Optimizing NLP Models through Quantization and Accelerated Training
In this project, I trained a text-to-SQL model using the Code-Gemma-7B model to facilitate SQL query generation from natural language inputs. The project involved several key steps and methodologies:
- Develop a robust text-to-SQL model: My goal was to generate accurate SQL queries based on user-provided English questions and a given database schema.
- Optimize training using LORA and quantization: I aimed to enhance model efficiency and performance while reducing computational resource requirements.
- Utilize Weights & Biases (W&B): I tracked and logged the model training processes and outcomes for transparency and reproducibility.
- Model Selection and Training
- Model: I selected Code-Gemma-7B, a large language model fine-tuned for text-to-SQL tasks.
- Optimization Techniques:
- LORA (Low-Rank Adaptation): I applied LORA to update only a small percentage (approximately 0.6%) of the model's parameters, significantly reducing training overhead.
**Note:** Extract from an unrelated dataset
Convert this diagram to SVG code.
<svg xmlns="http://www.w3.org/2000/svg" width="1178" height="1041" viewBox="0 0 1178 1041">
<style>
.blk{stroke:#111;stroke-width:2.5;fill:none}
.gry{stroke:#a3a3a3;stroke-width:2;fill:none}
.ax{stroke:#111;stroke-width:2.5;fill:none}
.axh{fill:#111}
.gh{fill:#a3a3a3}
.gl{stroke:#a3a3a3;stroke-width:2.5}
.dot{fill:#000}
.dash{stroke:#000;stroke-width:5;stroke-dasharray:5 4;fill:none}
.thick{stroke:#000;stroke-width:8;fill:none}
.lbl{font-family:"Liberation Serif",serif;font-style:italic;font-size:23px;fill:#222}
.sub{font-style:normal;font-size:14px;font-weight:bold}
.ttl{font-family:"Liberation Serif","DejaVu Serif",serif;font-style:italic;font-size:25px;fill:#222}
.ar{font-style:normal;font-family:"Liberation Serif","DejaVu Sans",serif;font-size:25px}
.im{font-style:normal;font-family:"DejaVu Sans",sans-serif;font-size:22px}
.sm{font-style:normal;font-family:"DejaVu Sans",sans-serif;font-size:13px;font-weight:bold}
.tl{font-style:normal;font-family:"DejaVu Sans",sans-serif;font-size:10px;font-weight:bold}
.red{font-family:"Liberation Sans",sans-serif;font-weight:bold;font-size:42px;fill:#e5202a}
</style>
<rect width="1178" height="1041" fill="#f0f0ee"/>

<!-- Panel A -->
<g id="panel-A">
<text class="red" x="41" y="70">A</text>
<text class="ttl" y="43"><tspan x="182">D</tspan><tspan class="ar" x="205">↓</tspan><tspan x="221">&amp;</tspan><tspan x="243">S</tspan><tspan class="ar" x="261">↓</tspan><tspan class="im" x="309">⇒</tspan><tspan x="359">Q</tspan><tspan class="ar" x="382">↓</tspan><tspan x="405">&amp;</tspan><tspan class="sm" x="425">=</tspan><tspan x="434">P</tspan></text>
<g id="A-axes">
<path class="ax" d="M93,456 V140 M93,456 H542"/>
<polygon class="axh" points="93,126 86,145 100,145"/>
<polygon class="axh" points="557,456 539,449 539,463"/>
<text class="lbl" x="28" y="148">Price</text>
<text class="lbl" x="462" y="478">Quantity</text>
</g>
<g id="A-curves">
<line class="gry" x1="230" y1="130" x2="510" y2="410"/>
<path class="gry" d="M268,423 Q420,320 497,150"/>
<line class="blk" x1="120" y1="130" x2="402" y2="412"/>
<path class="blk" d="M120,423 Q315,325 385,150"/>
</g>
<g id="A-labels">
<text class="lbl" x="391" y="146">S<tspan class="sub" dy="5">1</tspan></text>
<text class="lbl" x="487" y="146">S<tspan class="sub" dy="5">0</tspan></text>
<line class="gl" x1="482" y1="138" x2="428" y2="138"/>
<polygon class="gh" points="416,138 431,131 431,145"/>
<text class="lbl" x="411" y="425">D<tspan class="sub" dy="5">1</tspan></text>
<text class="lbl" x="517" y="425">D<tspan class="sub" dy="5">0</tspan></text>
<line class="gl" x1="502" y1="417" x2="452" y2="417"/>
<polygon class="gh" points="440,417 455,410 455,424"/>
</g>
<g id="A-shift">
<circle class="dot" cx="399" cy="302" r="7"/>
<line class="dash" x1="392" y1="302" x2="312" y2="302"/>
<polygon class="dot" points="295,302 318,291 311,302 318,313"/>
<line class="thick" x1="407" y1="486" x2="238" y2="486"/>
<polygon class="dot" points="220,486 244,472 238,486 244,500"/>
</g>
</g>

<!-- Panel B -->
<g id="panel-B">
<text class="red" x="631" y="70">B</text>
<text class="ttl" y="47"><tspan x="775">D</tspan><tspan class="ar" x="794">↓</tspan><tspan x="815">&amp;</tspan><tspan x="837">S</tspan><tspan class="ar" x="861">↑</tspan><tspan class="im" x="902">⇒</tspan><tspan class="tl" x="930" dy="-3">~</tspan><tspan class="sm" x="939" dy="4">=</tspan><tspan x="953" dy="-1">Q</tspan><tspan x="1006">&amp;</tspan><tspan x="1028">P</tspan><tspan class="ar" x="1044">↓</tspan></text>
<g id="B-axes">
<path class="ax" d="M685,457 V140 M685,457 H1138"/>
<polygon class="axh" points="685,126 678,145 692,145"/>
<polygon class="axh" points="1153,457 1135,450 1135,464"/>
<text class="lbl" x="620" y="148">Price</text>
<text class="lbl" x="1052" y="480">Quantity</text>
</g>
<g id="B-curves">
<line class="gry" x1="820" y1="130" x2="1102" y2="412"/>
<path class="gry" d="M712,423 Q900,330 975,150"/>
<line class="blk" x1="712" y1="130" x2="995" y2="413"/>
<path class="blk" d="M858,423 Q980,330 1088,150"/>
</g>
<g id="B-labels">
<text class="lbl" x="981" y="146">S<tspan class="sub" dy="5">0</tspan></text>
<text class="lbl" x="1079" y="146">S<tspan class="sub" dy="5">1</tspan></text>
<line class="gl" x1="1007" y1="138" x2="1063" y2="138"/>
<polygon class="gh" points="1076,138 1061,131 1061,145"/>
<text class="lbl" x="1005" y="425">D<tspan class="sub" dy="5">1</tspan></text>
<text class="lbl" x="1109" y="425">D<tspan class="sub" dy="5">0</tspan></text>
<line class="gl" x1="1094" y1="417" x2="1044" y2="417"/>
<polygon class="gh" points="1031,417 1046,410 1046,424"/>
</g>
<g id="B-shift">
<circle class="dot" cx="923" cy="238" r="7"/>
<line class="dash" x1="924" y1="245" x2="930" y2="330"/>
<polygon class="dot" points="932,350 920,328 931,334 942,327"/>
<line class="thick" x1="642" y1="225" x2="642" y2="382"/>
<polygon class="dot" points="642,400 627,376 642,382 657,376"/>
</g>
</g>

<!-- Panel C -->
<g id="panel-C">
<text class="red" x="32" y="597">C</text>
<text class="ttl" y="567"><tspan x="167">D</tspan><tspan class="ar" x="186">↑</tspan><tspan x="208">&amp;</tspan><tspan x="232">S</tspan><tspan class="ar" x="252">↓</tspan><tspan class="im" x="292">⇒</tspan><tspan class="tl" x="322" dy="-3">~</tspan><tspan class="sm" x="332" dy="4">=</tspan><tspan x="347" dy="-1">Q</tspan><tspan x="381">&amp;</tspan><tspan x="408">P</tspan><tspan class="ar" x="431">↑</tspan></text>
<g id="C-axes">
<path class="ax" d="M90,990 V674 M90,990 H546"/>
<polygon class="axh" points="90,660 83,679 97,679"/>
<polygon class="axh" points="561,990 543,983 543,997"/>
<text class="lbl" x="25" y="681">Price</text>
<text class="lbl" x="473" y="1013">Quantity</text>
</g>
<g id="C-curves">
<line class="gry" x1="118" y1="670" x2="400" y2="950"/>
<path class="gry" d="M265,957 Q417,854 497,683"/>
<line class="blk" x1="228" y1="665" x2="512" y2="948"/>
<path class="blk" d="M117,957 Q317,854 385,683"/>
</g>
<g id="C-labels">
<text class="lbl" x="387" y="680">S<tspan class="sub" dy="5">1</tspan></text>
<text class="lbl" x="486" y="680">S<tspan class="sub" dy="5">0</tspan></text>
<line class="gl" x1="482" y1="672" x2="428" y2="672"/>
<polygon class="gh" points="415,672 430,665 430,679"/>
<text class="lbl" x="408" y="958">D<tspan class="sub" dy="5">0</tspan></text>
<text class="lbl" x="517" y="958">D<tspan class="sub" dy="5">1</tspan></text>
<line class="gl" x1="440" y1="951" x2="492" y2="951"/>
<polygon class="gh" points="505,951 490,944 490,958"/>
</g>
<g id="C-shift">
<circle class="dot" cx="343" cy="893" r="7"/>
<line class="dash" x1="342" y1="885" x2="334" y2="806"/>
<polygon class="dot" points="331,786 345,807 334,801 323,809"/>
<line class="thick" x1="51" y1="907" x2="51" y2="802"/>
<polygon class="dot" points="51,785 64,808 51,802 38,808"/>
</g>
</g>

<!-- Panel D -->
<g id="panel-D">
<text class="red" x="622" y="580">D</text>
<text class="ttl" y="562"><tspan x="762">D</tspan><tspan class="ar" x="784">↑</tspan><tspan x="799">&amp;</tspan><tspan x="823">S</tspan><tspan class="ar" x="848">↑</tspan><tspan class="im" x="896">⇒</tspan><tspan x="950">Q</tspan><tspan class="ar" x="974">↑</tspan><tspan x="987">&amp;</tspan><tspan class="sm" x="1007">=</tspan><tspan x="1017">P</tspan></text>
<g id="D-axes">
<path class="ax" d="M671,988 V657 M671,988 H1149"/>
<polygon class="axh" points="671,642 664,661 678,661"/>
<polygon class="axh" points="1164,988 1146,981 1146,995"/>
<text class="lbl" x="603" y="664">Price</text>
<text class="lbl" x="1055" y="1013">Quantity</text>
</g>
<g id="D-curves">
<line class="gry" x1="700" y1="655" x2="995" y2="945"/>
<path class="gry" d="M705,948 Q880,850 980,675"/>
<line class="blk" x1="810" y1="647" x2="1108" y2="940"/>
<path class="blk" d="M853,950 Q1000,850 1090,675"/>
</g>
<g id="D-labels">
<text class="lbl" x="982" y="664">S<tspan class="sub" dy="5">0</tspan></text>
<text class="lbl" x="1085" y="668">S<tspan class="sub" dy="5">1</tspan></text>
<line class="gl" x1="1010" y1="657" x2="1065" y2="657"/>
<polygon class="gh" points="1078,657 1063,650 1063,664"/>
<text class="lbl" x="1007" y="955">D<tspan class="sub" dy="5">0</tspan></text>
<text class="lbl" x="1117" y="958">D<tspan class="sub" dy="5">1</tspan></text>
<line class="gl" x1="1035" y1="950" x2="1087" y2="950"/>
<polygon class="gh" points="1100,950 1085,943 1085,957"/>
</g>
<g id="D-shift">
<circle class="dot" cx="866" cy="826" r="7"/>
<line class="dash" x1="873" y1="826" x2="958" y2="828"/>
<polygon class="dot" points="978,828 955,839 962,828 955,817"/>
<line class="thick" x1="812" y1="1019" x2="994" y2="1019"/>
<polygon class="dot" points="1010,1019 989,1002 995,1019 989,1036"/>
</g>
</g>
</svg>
- Quantization: This helped reduce the model size and memory usage without a substantial loss in performance.
- Training Process
- Environment: I utilized a Kaggle environment with limited GPU memory.
- Training Data: I employed a custom dataset for fine-tuning the model, containing various SQL schema definitions and corresponding queries.
- Epochs and Batch Size: I trained the model for 1 epoch due to memory constraints, experimenting with different batch sizes and sequence lengths to avoid out-of-memory errors.
- Logging and Monitoring
- Weights & Biases: I integrated W&B for real-time tracking and logging of training metrics such as loss, runtime, and parameter updates.
- Model Evaluation: I evaluated the model's performance on test datasets, comparing generated SQL queries with original ones.
- Model Deployment
- Model Saving and Uploading: I saved the trained model and uploaded it to the Hugging Face Hub for easy access and deployment.
- Inference Pipeline: I created a pipeline for generating SQL queries from natural language inputs using the fine-tuned model.
- Training Efficiency: The training process, optimized with LORA and quantization, took nearly 2 hours for 1 epoch on the available GPU.
- Model Performance: While the model generated decent results, there is room for improvement with further training and parameter tuning.
- Generated Queries: The model produced SQL queries that, although not perfect, were reasonably accurate and could be further refined.
- Extended Training: I plan to utilize more powerful GPUs (e.g., A100 on Google Colab) to increase the training data and epochs for better performance.
- Parameter Tuning: I will experiment with different LORA ranks, batch sizes, and sequence lengths to optimize model accuracy and efficiency.
- Model Evaluation and Testing: I will continue to evaluate the model on diverse datasets to ensure robustness and generalizability.
This project highlights the potential of large language models like Code-Gemma-7B for automating SQL query generation, offering significant time savings and accuracy improvements in database management and querying tasks.